[STATED TASK] Repeat, line for line, the entries printed below.

[DATA FOR PROCESSING]
>> Start

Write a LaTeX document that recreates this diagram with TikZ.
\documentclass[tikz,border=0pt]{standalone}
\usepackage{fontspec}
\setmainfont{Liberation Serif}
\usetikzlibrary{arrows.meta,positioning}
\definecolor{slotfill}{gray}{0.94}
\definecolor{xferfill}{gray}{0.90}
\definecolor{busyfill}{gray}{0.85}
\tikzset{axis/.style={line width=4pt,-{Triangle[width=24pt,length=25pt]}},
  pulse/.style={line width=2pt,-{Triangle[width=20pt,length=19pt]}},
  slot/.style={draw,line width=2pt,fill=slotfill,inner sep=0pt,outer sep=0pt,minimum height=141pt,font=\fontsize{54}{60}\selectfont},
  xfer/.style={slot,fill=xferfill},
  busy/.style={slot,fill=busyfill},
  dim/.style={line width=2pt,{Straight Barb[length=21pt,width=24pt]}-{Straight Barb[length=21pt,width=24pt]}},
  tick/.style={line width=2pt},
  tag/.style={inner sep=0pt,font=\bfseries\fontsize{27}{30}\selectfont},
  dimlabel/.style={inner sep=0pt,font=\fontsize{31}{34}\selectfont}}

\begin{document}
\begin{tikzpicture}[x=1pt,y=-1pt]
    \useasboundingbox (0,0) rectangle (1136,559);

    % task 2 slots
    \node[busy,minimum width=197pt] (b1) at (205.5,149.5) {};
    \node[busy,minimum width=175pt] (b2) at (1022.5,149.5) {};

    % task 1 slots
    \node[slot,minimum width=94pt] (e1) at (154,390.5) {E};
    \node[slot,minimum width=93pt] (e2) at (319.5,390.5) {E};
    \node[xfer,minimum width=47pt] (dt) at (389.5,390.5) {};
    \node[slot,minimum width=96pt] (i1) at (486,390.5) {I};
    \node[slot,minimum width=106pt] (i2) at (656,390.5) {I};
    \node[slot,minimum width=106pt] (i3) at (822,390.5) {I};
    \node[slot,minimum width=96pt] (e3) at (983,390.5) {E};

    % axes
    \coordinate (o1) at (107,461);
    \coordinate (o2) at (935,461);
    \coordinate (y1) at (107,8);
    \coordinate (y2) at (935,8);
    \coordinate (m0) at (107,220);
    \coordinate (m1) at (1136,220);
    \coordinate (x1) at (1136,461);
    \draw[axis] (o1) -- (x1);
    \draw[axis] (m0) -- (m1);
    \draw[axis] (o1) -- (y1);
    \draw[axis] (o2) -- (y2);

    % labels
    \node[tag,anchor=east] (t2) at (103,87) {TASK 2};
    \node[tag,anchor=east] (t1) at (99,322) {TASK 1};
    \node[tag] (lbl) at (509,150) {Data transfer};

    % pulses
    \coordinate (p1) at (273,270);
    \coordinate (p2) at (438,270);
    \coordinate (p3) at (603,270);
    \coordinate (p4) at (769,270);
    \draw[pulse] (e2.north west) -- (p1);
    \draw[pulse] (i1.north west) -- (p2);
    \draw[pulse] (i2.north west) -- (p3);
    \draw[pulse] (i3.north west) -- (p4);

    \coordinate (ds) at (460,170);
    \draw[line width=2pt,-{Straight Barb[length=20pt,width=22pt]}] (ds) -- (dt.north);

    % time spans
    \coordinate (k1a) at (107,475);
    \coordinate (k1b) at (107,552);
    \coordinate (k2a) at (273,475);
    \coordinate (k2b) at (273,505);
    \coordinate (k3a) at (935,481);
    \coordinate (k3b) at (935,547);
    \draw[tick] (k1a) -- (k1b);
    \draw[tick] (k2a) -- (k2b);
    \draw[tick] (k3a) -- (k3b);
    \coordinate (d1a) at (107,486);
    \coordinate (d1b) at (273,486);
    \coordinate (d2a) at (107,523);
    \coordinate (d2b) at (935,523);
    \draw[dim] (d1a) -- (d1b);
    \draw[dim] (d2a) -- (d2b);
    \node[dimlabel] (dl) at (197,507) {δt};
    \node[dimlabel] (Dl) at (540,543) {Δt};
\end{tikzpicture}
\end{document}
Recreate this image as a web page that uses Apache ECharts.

>> End

[COMPLETED EXERCISE]
Write a LaTeX document that recreates this diagram with TikZ.
\documentclass[tikz,border=0pt]{standalone}
\usepackage{fontspec}
\setmainfont{Liberation Serif}
\usetikzlibrary{arrows.meta,positioning}
\definecolor{slotfill}{gray}{0.94}
\definecolor{xferfill}{gray}{0.90}
\definecolor{busyfill}{gray}{0.85}
\tikzset{axis/.style={line width=4pt,-{Triangle[width=24pt,length=25pt]}},
  pulse/.style={line width=2pt,-{Triangle[width=20pt,length=19pt]}},
  slot/.style={draw,line width=2pt,fill=slotfill,inner sep=0pt,outer sep=0pt,minimum height=141pt,font=\fontsize{54}{60}\selectfont},
  xfer/.style={slot,fill=xferfill},
  busy/.style={slot,fill=busyfill},
  dim/.style={line width=2pt,{Straight Barb[length=21pt,width=24pt]}-{Straight Barb[length=21pt,width=24pt]}},
  tick/.style={line width=2pt},
  tag/.style={inner sep=0pt,font=\bfseries\fontsize{27}{30}\selectfont},
  dimlabel/.style={inner sep=0pt,font=\fontsize{31}{34}\selectfont}}

\begin{document}
\begin{tikzpicture}[x=1pt,y=-1pt]
    \useasboundingbox (0,0) rectangle (1136,559);

    % task 2 slots
    \node[busy,minimum width=197pt] (b1) at (205.5,149.5) {};
    \node[busy,minimum width=175pt] (b2) at (1022.5,149.5) {};

    % task 1 slots
    \node[slot,minimum width=94pt] (e1) at (154,390.5) {E};
    \node[slot,minimum width=93pt] (e2) at (319.5,390.5) {E};
    \node[xfer,minimum width=47pt] (dt) at (389.5,390.5) {};
    \node[slot,minimum width=96pt] (i1) at (486,390.5) {I};
    \node[slot,minimum width=106pt] (i2) at (656,390.5) {I};
    \node[slot,minimum width=106pt] (i3) at (822,390.5) {I};
    \node[slot,minimum width=96pt] (e3) at (983,390.5) {E};

    % axes
    \coordinate (o1) at (107,461);
    \coordinate (o2) at (935,461);
    \coordinate (y1) at (107,8);
    \coordinate (y2) at (935,8);
    \coordinate (m0) at (107,220);
    \coordinate (m1) at (1136,220);
    \coordinate (x1) at (1136,461);
    \draw[axis] (o1) -- (x1);
    \draw[axis] (m0) -- (m1);
    \draw[axis] (o1) -- (y1);
    \draw[axis] (o2) -- (y2);

    % labels
    \node[tag,anchor=east] (t2) at (103,87) {TASK 2};
    \node[tag,anchor=east] (t1) at (99,322) {TASK 1};
    \node[tag] (lbl) at (509,150) {Data transfer};

    % pulses
    \coordinate (p1) at (273,270);
    \coordinate (p2) at (438,270);
    \coordinate (p3) at (603,270);
    \coordinate (p4) at (769,270);
    \draw[pulse] (e2.north west) -- (p1);
    \draw[pulse] (i1.north west) -- (p2);
    \draw[pulse] (i2.north west) -- (p3);
    \draw[pulse] (i3.north west) -- (p4);

    \coordinate (ds) at (460,170);
    \draw[line width=2pt,-{Straight Barb[length=20pt,width=22pt]}] (ds) -- (dt.north);

    % time spans
    \coordinate (k1a) at (107,475);
    \coordinate (k1b) at (107,552);
    \coordinate (k2a) at (273,475);
    \coordinate (k2b) at (273,505);
    \coordinate (k3a) at (935,481);
    \coordinate (k3b) at (935,547);
    \draw[tick] (k1a) -- (k1b);
    \draw[tick] (k2a) -- (k2b);
    \draw[tick] (k3a) -- (k3b);
    \coordinate (d1a) at (107,486);
    \coordinate (d1b) at (273,486);
    \coordinate (d2a) at (107,523);
    \coordinate (d2b) at (935,523);
    \draw[dim] (d1a) -- (d1b);
    \draw[dim] (d2a) -- (d2b);
    \node[dimlabel] (dl) at (197,507) {δt};
    \node[dimlabel] (Dl) at (540,543) {Δt};
\end{tikzpicture}
\end{document}
Recreate this image as a web page that uses Apache ECharts.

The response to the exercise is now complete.